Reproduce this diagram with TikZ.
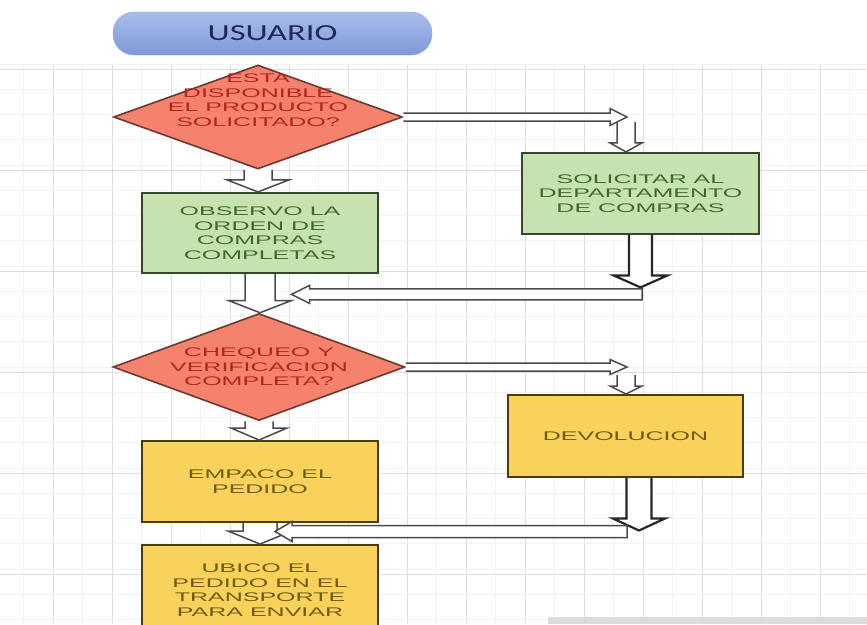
\documentclass[tikz,border=0pt]{standalone}
\usepackage{fontspec}
\usetikzlibrary{shapes.geometric,calc}
\newfontfamily\boxfont[FakeStretch=2.0]{Liberation Sans}
\newfontfamily\titlefont[FakeStretch=1.5]{Carlito}

\definecolor{titletop}{HTML}{AABDEB}
\definecolor{titlebot}{HTML}{7F98D8}
\definecolor{titletext}{HTML}{1F2A5C}
\definecolor{decfill}{HTML}{F4826C}
\definecolor{decline}{HTML}{6B3A30}
\definecolor{dectext}{HTML}{B3261E}
\definecolor{grnfill}{HTML}{C6E2B0}
\definecolor{grnline}{HTML}{34472A}
\definecolor{grntext}{HTML}{3F6B2A}
\definecolor{yelfill}{HTML}{F9D25C}
\definecolor{yelline}{HTML}{4A3C10}
\definecolor{yeltext}{HTML}{6E5A12}
\definecolor{arrline}{HTML}{4A4A4A}

% hollow block arrows: style, start, tip, shaft half width, head half width, head length
\newcommand\blockdown[6]{%
  \draw[#1] let \p1=(#2), \p2=(#3) in
    (\x1-#4pt,\y1) -- (\x1-#4pt,\y2+#6pt) -- (\x1-#5pt,\y2+#6pt) -- (\x1,\y2)
    -- (\x1+#5pt,\y2+#6pt) -- (\x1+#4pt,\y2+#6pt) -- (\x1+#4pt,\y1);}
\newcommand\blockright[6]{%
  \draw[#1] let \p1=(#2), \p2=(#3) in
    (\x1,\y1+#4pt) -- (\x2-#6pt,\y1+#4pt) -- (\x2-#6pt,\y1+#5pt) -- (\x2,\y1)
    -- (\x2-#6pt,\y1-#5pt) -- (\x2-#6pt,\y1-#4pt) -- (\x1,\y1-#4pt);}
\newcommand\blockleft[6]{%
  \draw[#1] let \p1=(#2), \p2=(#3) in
    (\x1,\y1+#4pt) -- (\x2+#6pt,\y1+#4pt) -- (\x2+#6pt,\y1+#5pt) -- (\x2,\y1)
    -- (\x2+#6pt,\y1-#5pt) -- (\x2+#6pt,\y1-#4pt) -- (\x1,\y1-#4pt) -- cycle;}

\begin{document}
\begin{tikzpicture}[x=1pt,y=-1pt,
  minorgrid/.style={draw=black!5,line width=0.7pt},
  majorgrid/.style={draw=black!13,line width=0.9pt},
  boxtext/.style={font=\boxfont\fontsize{12.5}{14.5}\selectfont,align=center,inner sep=0pt},
  decision/.style={diamond,draw=decline,line width=1.6pt,fill=decfill,inner sep=0pt},
  greenbox/.style={rectangle,draw=grnline,line width=2.2pt,fill=grnfill,inner sep=0pt,
    boxtext,text=grntext},
  yellowbox/.style={rectangle,draw=yelline,line width=2pt,fill=yelfill,inner sep=0pt,
    boxtext,text=yeltext},
  hollow/.style={draw=arrline,line width=1.5pt,fill=white,line join=miter},
  hollowbold/.style={hollow,draw=black!85,line width=2.2pt}]

\clip (0,0) rectangle (867,624);
\fill[white] (0,0) rectangle (867,624);

% sheet grid
\foreach \i in {0,...,28} {\draw[minorgrid] ({23.5+29.5*\i},64) -- ({23.5+29.5*\i},624);}
\foreach \i in {0,...,14} {\draw[majorgrid] ({53+59*\i},64) -- ({53+59*\i},624);}
\foreach \i in {0,...,22} {\draw[minorgrid] (0,{64+25.25*\i}) -- (867,{64+25.25*\i});}
\foreach \i in {0,...,5} {\draw[majorgrid] (0,{69+101*\i}) -- (867,{69+101*\i});}
\fill[black!14] (548,617) rectangle (867,624);

% title
\node[rectangle,rounded corners=21pt,minimum width=319pt,minimum height=43pt,
  top color=titletop,bottom color=titlebot,draw=titlebot!90,line width=0.4pt,
  font=\titlefont\fontsize{23}{26}\selectfont,text=titletext] (title) at (272.5,33.5) {USUARIO};

% shapes
\node[decision,minimum width=289pt,minimum height=104pt] (d1) at (258,117) {};
\node[boxtext,text=dectext] (d1t) at (258,100) {ESTA\\DISPONIBLE\\EL PRODUCTO\\SOLICITADO?};
\node[greenbox,minimum width=236pt,minimum height=80pt] (g1) at (260,233)
  {OBSERVO LA\\ORDEN DE\\COMPRAS\\COMPLETAS};
\node[greenbox,minimum width=237pt,minimum height=81pt] (g2) at (640.5,193.5)
  {SOLICITAR AL\\DEPARTAMENTO\\DE COMPRAS};
\node[decision,minimum width=292pt,minimum height=107pt] (d2) at (259,367) {};
\node[boxtext,text=dectext] (d2t) at (259,367) {CHEQUEO Y\\VERIFICACION\\COMPLETA?};
\node[yellowbox,minimum width=235pt,minimum height=82pt] (dev) at (625.5,436) {DEVOLUCION};
\node[yellowbox,minimum width=236pt,minimum height=81pt] (e) at (260,481.5)
  {EMPACO EL\\PEDIDO};
\node[yellowbox,minimum width=236pt,minimum height=90pt] (u) at (260,590)
  {UBICO EL\\PEDIDO EN EL\\TRANSPORTE\\PARA ENVIAR};

% junction points between the left-hand boxes
\coordinate (m1) at ($(g1.south)!0.5!(d2.north)$);
\coordinate (m2) at ($(e.south)!0.5!(u.north)$);

% left column
\blockdown{hollow}{d1.south}{g1.north}{14}{31}{12}
\blockdown{hollow}{g1.south}{d2.north}{15}{31}{12}
\blockdown{hollow}{d2.south}{e.north}{14}{28}{12}
\blockdown{hollow}{e.south}{u.north}{17}{32}{13}

% decision 1 to purchasing request
\blockright{hollow}{d1.east}{$(g2.north |- d1.east)+(-13.5,0)$}{4}{8.5}{17}
\blockdown{hollow}{$(g2.north |- d1.east)+(-14.5,5)$}{$(g2.north)+(-14.5,0)$}{9}{16}{9}
% purchasing request back to the left column
\blockdown{hollowbold}{g2.south}{$(g2.south |- m1)+(0,-6)$}{11.5}{27}{12}
\blockleft{hollow}{$(g2.south |- m1)+(1.5,1)$}{$(m1)+(32,1)$}{5.5}{9}{18}

% decision 2 to return
\blockright{hollow}{d2.east}{$(dev.north |- d2.east)+(1.5,0)$}{4}{7.5}{17}
\blockdown{hollow}{$(dev.north |- d2.east)+(0.5,8)$}{$(dev.north)+(0.5,0)$}{9}{16}{8}
% return back to the left column
\blockdown{hollowbold}{$(dev.south)+(13.5,0)$}{$(dev.south |- m2)+(13.5,-3)$}{12.5}{26}{12}
\blockleft{hollow}{$(dev.south |- m2)+(1.5,-2)$}{$(m2)+(15,-2)$}{6}{10}{17}
\end{tikzpicture}
\end{document}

Aim of the exercise:
Transcribe all of the material exactly, leaving out whatever pictures it contains.

Response to the task:
Reproduce this diagram with TikZ.
\documentclass[tikz,border=0pt]{standalone}
\usepackage{fontspec}
\usetikzlibrary{shapes.geometric,calc}
\newfontfamily\boxfont[FakeStretch=2.0]{Liberation Sans}
\newfontfamily\titlefont[FakeStretch=1.5]{Carlito}

\definecolor{titletop}{HTML}{AABDEB}
\definecolor{titlebot}{HTML}{7F98D8}
\definecolor{titletext}{HTML}{1F2A5C}
\definecolor{decfill}{HTML}{F4826C}
\definecolor{decline}{HTML}{6B3A30}
\definecolor{dectext}{HTML}{B3261E}
\definecolor{grnfill}{HTML}{C6E2B0}
\definecolor{grnline}{HTML}{34472A}
\definecolor{grntext}{HTML}{3F6B2A}
\definecolor{yelfill}{HTML}{F9D25C}
\definecolor{yelline}{HTML}{4A3C10}
\definecolor{yeltext}{HTML}{6E5A12}
\definecolor{arrline}{HTML}{4A4A4A}

% hollow block arrows: style, start, tip, shaft half width, head half width, head length
\newcommand\blockdown[6]{%
  \draw[#1] let \p1=(#2), \p2=(#3) in
    (\x1-#4pt,\y1) -- (\x1-#4pt,\y2+#6pt) -- (\x1-#5pt,\y2+#6pt) -- (\x1,\y2)
    -- (\x1+#5pt,\y2+#6pt) -- (\x1+#4pt,\y2+#6pt) -- (\x1+#4pt,\y1);}
\newcommand\blockright[6]{%
  \draw[#1] let \p1=(#2), \p2=(#3) in
    (\x1,\y1+#4pt) -- (\x2-#6pt,\y1+#4pt) -- (\x2-#6pt,\y1+#5pt) -- (\x2,\y1)
    -- (\x2-#6pt,\y1-#5pt) -- (\x2-#6pt,\y1-#4pt) -- (\x1,\y1-#4pt);}
\newcommand\blockleft[6]{%
  \draw[#1] let \p1=(#2), \p2=(#3) in
    (\x1,\y1+#4pt) -- (\x2+#6pt,\y1+#4pt) -- (\x2+#6pt,\y1+#5pt) -- (\x2,\y1)
    -- (\x2+#6pt,\y1-#5pt) -- (\x2+#6pt,\y1-#4pt) -- (\x1,\y1-#4pt) -- cycle;}

\begin{document}
\begin{tikzpicture}[x=1pt,y=-1pt,
  minorgrid/.style={draw=black!5,line width=0.7pt},
  majorgrid/.style={draw=black!13,line width=0.9pt},
  boxtext/.style={font=\boxfont\fontsize{12.5}{14.5}\selectfont,align=center,inner sep=0pt},
  decision/.style={diamond,draw=decline,line width=1.6pt,fill=decfill,inner sep=0pt},
  greenbox/.style={rectangle,draw=grnline,line width=2.2pt,fill=grnfill,inner sep=0pt,
    boxtext,text=grntext},
  yellowbox/.style={rectangle,draw=yelline,line width=2pt,fill=yelfill,inner sep=0pt,
    boxtext,text=yeltext},
  hollow/.style={draw=arrline,line width=1.5pt,fill=white,line join=miter},
  hollowbold/.style={hollow,draw=black!85,line width=2.2pt}]

\clip (0,0) rectangle (867,624);
\fill[white] (0,0) rectangle (867,624);

% sheet grid
\foreach \i in {0,...,28} {\draw[minorgrid] ({23.5+29.5*\i},64) -- ({23.5+29.5*\i},624);}
\foreach \i in {0,...,14} {\draw[majorgrid] ({53+59*\i},64) -- ({53+59*\i},624);}
\foreach \i in {0,...,22} {\draw[minorgrid] (0,{64+25.25*\i}) -- (867,{64+25.25*\i});}
\foreach \i in {0,...,5} {\draw[majorgrid] (0,{69+101*\i}) -- (867,{69+101*\i});}
\fill[black!14] (548,617) rectangle (867,624);

% title
\node[rectangle,rounded corners=21pt,minimum width=319pt,minimum height=43pt,
  top color=titletop,bottom color=titlebot,draw=titlebot!90,line width=0.4pt,
  font=\titlefont\fontsize{23}{26}\selectfont,text=titletext] (title) at (272.5,33.5) {USUARIO};

% shapes
\node[decision,minimum width=289pt,minimum height=104pt] (d1) at (258,117) {};
\node[boxtext,text=dectext] (d1t) at (258,100) {ESTA\\DISPONIBLE\\EL PRODUCTO\\SOLICITADO?};
\node[greenbox,minimum width=236pt,minimum height=80pt] (g1) at (260,233)
  {OBSERVO LA\\ORDEN DE\\COMPRAS\\COMPLETAS};
\node[greenbox,minimum width=237pt,minimum height=81pt] (g2) at (640.5,193.5)
  {SOLICITAR AL\\DEPARTAMENTO\\DE COMPRAS};
\node[decision,minimum width=292pt,minimum height=107pt] (d2) at (259,367) {};
\node[boxtext,text=dectext] (d2t) at (259,367) {CHEQUEO Y\\VERIFICACION\\COMPLETA?};
\node[yellowbox,minimum width=235pt,minimum height=82pt] (dev) at (625.5,436) {DEVOLUCION};
\node[yellowbox,minimum width=236pt,minimum height=81pt] (e) at (260,481.5)
  {EMPACO EL\\PEDIDO};
\node[yellowbox,minimum width=236pt,minimum height=90pt] (u) at (260,590)
  {UBICO EL\\PEDIDO EN EL\\TRANSPORTE\\PARA ENVIAR};

% junction points between the left-hand boxes
\coordinate (m1) at ($(g1.south)!0.5!(d2.north)$);
\coordinate (m2) at ($(e.south)!0.5!(u.north)$);

% left column
\blockdown{hollow}{d1.south}{g1.north}{14}{31}{12}
\blockdown{hollow}{g1.south}{d2.north}{15}{31}{12}
\blockdown{hollow}{d2.south}{e.north}{14}{28}{12}
\blockdown{hollow}{e.south}{u.north}{17}{32}{13}

% decision 1 to purchasing request
\blockright{hollow}{d1.east}{$(g2.north |- d1.east)+(-13.5,0)$}{4}{8.5}{17}
\blockdown{hollow}{$(g2.north |- d1.east)+(-14.5,5)$}{$(g2.north)+(-14.5,0)$}{9}{16}{9}
% purchasing request back to the left column
\blockdown{hollowbold}{g2.south}{$(g2.south |- m1)+(0,-6)$}{11.5}{27}{12}
\blockleft{hollow}{$(g2.south |- m1)+(1.5,1)$}{$(m1)+(32,1)$}{5.5}{9}{18}

% decision 2 to return
\blockright{hollow}{d2.east}{$(dev.north |- d2.east)+(1.5,0)$}{4}{7.5}{17}
\blockdown{hollow}{$(dev.north |- d2.east)+(0.5,8)$}{$(dev.north)+(0.5,0)$}{9}{16}{8}
% return back to the left column
\blockdown{hollowbold}{$(dev.south)+(13.5,0)$}{$(dev.south |- m2)+(13.5,-3)$}{12.5}{26}{12}
\blockleft{hollow}{$(dev.south |- m2)+(1.5,-2)$}{$(m2)+(15,-2)$}{6}{10}{17}
\end{tikzpicture}
\end{document}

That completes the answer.